(Source excerpt):
## start

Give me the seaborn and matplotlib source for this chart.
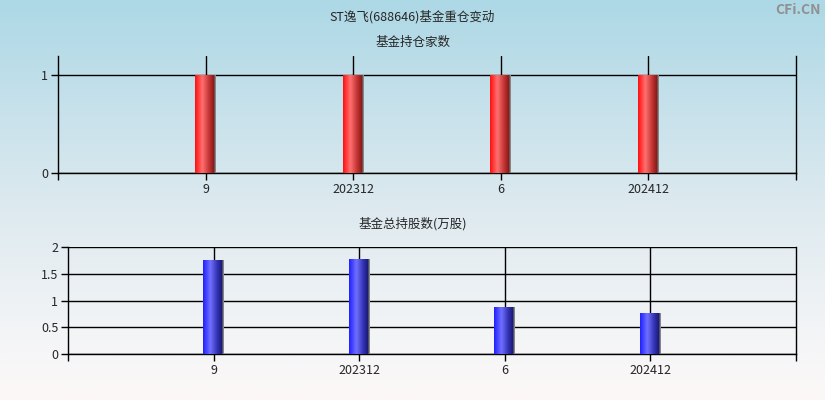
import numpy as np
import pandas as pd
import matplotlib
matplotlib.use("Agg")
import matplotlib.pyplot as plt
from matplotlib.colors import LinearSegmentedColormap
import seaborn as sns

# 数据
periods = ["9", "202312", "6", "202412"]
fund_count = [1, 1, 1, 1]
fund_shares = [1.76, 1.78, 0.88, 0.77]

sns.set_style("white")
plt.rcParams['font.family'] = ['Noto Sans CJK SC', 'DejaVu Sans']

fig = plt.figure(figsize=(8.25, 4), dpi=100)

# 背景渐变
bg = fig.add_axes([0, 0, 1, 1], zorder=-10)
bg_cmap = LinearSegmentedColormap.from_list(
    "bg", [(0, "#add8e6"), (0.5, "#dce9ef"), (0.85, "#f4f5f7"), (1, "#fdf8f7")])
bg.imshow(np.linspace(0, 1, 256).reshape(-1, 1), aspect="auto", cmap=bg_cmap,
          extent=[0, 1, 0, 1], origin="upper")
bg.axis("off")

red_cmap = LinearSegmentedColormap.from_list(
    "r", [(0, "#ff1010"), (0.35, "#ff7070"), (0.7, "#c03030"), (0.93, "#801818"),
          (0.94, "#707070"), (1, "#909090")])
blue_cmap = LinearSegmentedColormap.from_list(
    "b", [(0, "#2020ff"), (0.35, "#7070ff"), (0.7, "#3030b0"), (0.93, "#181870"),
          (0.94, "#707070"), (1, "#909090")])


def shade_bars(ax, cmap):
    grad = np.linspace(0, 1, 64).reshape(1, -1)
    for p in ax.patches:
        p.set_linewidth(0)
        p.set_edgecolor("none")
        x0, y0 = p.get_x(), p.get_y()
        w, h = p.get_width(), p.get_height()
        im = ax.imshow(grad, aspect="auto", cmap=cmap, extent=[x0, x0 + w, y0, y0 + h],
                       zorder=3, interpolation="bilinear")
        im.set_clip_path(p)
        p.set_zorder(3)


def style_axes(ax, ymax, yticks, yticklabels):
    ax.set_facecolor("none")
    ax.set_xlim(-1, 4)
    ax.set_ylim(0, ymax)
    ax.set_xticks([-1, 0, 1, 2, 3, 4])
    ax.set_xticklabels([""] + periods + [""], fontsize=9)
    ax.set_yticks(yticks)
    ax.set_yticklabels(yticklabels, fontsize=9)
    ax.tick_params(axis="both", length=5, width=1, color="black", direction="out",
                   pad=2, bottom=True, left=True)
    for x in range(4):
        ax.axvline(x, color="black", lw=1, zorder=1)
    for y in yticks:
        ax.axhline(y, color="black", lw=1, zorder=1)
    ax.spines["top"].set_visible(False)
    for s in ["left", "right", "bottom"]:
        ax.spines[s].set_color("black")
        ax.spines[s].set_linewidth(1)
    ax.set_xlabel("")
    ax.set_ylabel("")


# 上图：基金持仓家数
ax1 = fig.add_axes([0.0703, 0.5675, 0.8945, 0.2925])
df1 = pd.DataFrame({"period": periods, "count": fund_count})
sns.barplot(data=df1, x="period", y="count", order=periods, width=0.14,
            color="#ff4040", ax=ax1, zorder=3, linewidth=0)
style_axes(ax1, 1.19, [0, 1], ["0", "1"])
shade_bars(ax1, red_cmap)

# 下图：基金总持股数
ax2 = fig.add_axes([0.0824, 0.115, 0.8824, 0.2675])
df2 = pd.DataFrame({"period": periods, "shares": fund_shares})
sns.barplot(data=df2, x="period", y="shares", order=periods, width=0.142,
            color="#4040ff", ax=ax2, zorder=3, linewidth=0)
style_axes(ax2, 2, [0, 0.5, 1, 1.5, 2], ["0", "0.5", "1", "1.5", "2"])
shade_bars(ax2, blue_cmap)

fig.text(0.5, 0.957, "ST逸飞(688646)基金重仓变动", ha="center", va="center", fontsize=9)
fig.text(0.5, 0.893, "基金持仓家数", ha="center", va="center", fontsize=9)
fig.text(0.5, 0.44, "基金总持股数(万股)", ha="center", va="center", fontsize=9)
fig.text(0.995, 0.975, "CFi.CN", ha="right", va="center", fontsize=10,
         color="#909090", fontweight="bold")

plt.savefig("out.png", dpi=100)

## end

(Given exercise):
Without the pictures, copy the material exactly as given.

(Task solution):
Give me the seaborn and matplotlib source for this chart.
import numpy as np
import pandas as pd
import matplotlib
matplotlib.use("Agg")
import matplotlib.pyplot as plt
from matplotlib.colors import LinearSegmentedColormap
import seaborn as sns

# 数据
periods = ["9", "202312", "6", "202412"]
fund_count = [1, 1, 1, 1]
fund_shares = [1.76, 1.78, 0.88, 0.77]

sns.set_style("white")
plt.rcParams['font.family'] = ['Noto Sans CJK SC', 'DejaVu Sans']

fig = plt.figure(figsize=(8.25, 4), dpi=100)

# 背景渐变
bg = fig.add_axes([0, 0, 1, 1], zorder=-10)
bg_cmap = LinearSegmentedColormap.from_list(
    "bg", [(0, "#add8e6"), (0.5, "#dce9ef"), (0.85, "#f4f5f7"), (1, "#fdf8f7")])
bg.imshow(np.linspace(0, 1, 256).reshape(-1, 1), aspect="auto", cmap=bg_cmap,
          extent=[0, 1, 0, 1], origin="upper")
bg.axis("off")

red_cmap = LinearSegmentedColormap.from_list(
    "r", [(0, "#ff1010"), (0.35, "#ff7070"), (0.7, "#c03030"), (0.93, "#801818"),
          (0.94, "#707070"), (1, "#909090")])
blue_cmap = LinearSegmentedColormap.from_list(
    "b", [(0, "#2020ff"), (0.35, "#7070ff"), (0.7, "#3030b0"), (0.93, "#181870"),
          (0.94, "#707070"), (1, "#909090")])


def shade_bars(ax, cmap):
    grad = np.linspace(0, 1, 64).reshape(1, -1)
    for p in ax.patches:
        p.set_linewidth(0)
        p.set_edgecolor("none")
        x0, y0 = p.get_x(), p.get_y()
        w, h = p.get_width(), p.get_height()
        im = ax.imshow(grad, aspect="auto", cmap=cmap, extent=[x0, x0 + w, y0, y0 + h],
                       zorder=3, interpolation="bilinear")
        im.set_clip_path(p)
        p.set_zorder(3)


def style_axes(ax, ymax, yticks, yticklabels):
    ax.set_facecolor("none")
    ax.set_xlim(-1, 4)
    ax.set_ylim(0, ymax)
    ax.set_xticks([-1, 0, 1, 2, 3, 4])
    ax.set_xticklabels([""] + periods + [""], fontsize=9)
    ax.set_yticks(yticks)
    ax.set_yticklabels(yticklabels, fontsize=9)
    ax.tick_params(axis="both", length=5, width=1, color="black", direction="out",
                   pad=2, bottom=True, left=True)
    for x in range(4):
        ax.axvline(x, color="black", lw=1, zorder=1)
    for y in yticks:
        ax.axhline(y, color="black", lw=1, zorder=1)
    ax.spines["top"].set_visible(False)
    for s in ["left", "right", "bottom"]:
        ax.spines[s].set_color("black")
        ax.spines[s].set_linewidth(1)
    ax.set_xlabel("")
    ax.set_ylabel("")


# 上图：基金持仓家数
ax1 = fig.add_axes([0.0703, 0.5675, 0.8945, 0.2925])
df1 = pd.DataFrame({"period": periods, "count": fund_count})
sns.barplot(data=df1, x="period", y="count", order=periods, width=0.14,
            color="#ff4040", ax=ax1, zorder=3, linewidth=0)
style_axes(ax1, 1.19, [0, 1], ["0", "1"])
shade_bars(ax1, red_cmap)

# 下图：基金总持股数
ax2 = fig.add_axes([0.0824, 0.115, 0.8824, 0.2675])
df2 = pd.DataFrame({"period": periods, "shares": fund_shares})
sns.barplot(data=df2, x="period", y="shares", order=periods, width=0.142,
            color="#4040ff", ax=ax2, zorder=3, linewidth=0)
style_axes(ax2, 2, [0, 0.5, 1, 1.5, 2], ["0", "0.5", "1", "1.5", "2"])
shade_bars(ax2, blue_cmap)

fig.text(0.5, 0.957, "ST逸飞(688646)基金重仓变动", ha="center", va="center", fontsize=9)
fig.text(0.5, 0.893, "基金持仓家数", ha="center", va="center", fontsize=9)
fig.text(0.5, 0.44, "基金总持股数(万股)", ha="center", va="center", fontsize=9)
fig.text(0.995, 0.975, "CFi.CN", ha="right", va="center", fontsize=10,
         color="#909090", fontweight="bold")

plt.savefig("out.png", dpi=100)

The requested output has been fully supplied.